### Work instructions
Will you extract the entries word for word? Images should not appear in the copy.

Rows from a dataset of charts and code

>> Begin

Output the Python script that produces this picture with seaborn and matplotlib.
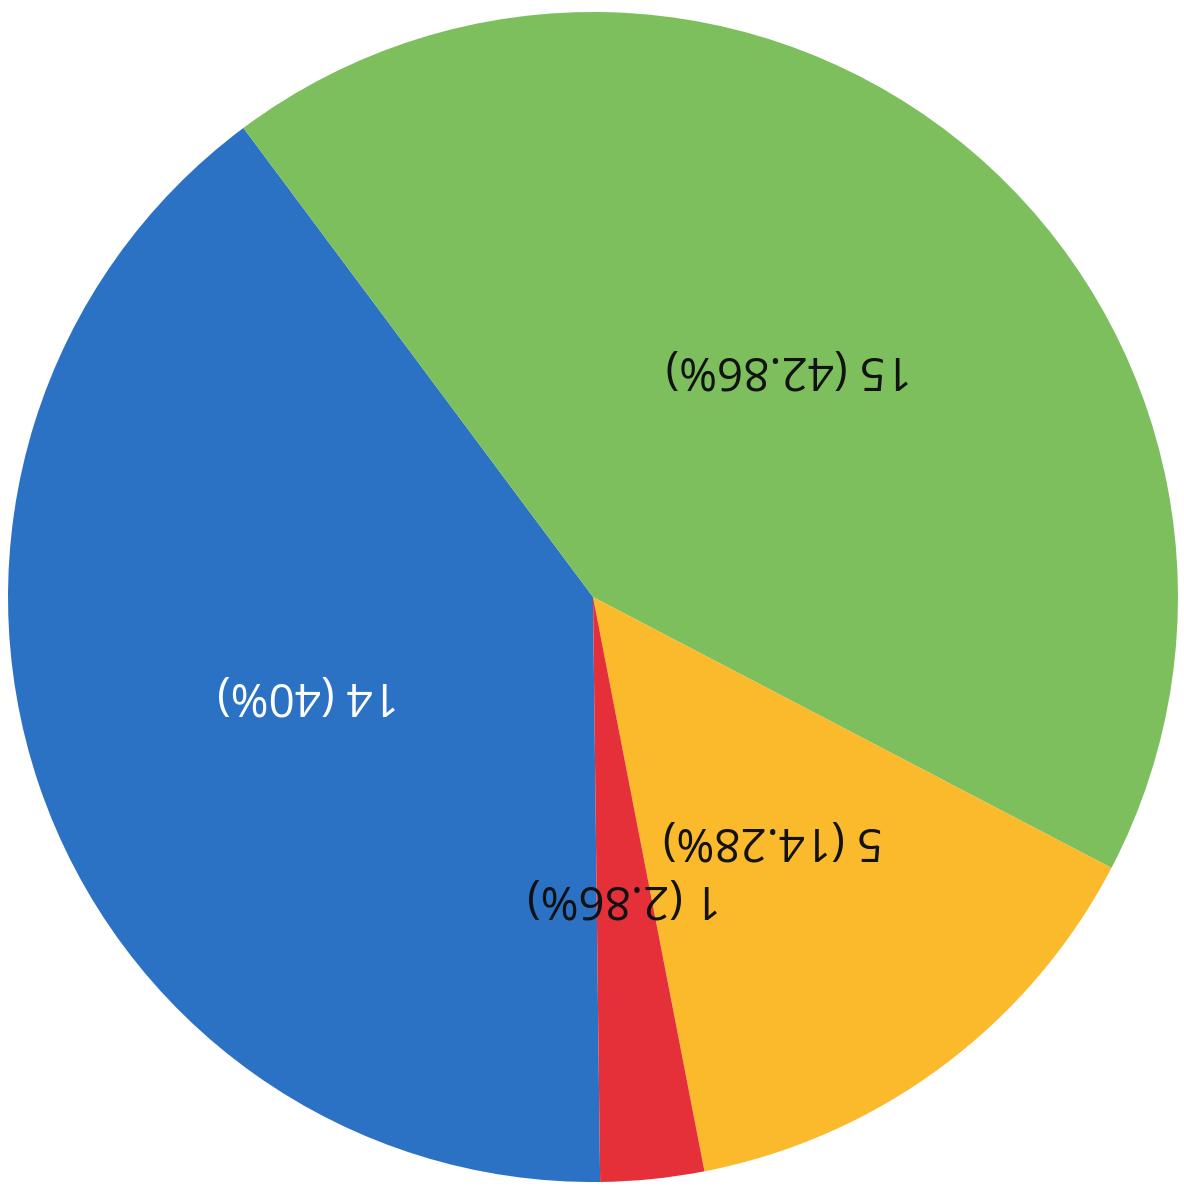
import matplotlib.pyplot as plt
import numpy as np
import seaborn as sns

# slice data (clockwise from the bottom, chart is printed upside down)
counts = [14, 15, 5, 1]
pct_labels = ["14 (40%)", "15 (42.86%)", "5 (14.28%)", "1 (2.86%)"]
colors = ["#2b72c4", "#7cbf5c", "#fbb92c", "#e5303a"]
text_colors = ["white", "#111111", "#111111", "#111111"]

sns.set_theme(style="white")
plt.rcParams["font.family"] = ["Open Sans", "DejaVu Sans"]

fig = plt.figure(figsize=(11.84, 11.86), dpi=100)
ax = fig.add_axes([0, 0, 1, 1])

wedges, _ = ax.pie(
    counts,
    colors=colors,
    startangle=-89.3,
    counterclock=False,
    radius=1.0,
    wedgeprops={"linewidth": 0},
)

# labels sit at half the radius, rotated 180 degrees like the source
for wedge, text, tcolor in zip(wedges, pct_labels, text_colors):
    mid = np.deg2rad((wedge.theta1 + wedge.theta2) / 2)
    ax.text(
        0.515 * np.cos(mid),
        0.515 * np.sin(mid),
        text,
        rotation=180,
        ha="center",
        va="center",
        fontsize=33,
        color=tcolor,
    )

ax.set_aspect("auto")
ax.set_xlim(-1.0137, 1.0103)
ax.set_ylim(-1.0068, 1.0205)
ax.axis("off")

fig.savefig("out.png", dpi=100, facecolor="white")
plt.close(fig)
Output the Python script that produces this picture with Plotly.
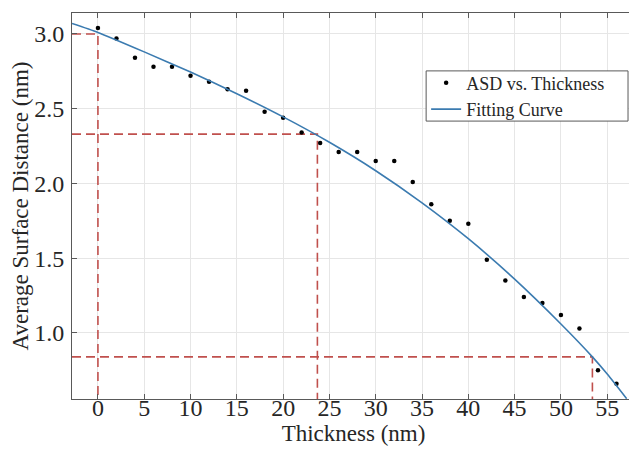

>> End

### Full response
Output the Python script that produces this picture with seaborn and matplotlib.
import matplotlib.pyplot as plt
import numpy as np
import seaborn as sns

# slice data (clockwise from the bottom, chart is printed upside down)
counts = [14, 15, 5, 1]
pct_labels = ["14 (40%)", "15 (42.86%)", "5 (14.28%)", "1 (2.86%)"]
colors = ["#2b72c4", "#7cbf5c", "#fbb92c", "#e5303a"]
text_colors = ["white", "#111111", "#111111", "#111111"]

sns.set_theme(style="white")
plt.rcParams["font.family"] = ["Open Sans", "DejaVu Sans"]

fig = plt.figure(figsize=(11.84, 11.86), dpi=100)
ax = fig.add_axes([0, 0, 1, 1])

wedges, _ = ax.pie(
    counts,
    colors=colors,
    startangle=-89.3,
    counterclock=False,
    radius=1.0,
    wedgeprops={"linewidth": 0},
)

# labels sit at half the radius, rotated 180 degrees like the source
for wedge, text, tcolor in zip(wedges, pct_labels, text_colors):
    mid = np.deg2rad((wedge.theta1 + wedge.theta2) / 2)
    ax.text(
        0.515 * np.cos(mid),
        0.515 * np.sin(mid),
        text,
        rotation=180,
        ha="center",
        va="center",
        fontsize=33,
        color=tcolor,
    )

ax.set_aspect("auto")
ax.set_xlim(-1.0137, 1.0103)
ax.set_ylim(-1.0068, 1.0205)
ax.axis("off")

fig.savefig("out.png", dpi=100, facecolor="white")
plt.close(fig)
Output the Python script that produces this picture with Plotly.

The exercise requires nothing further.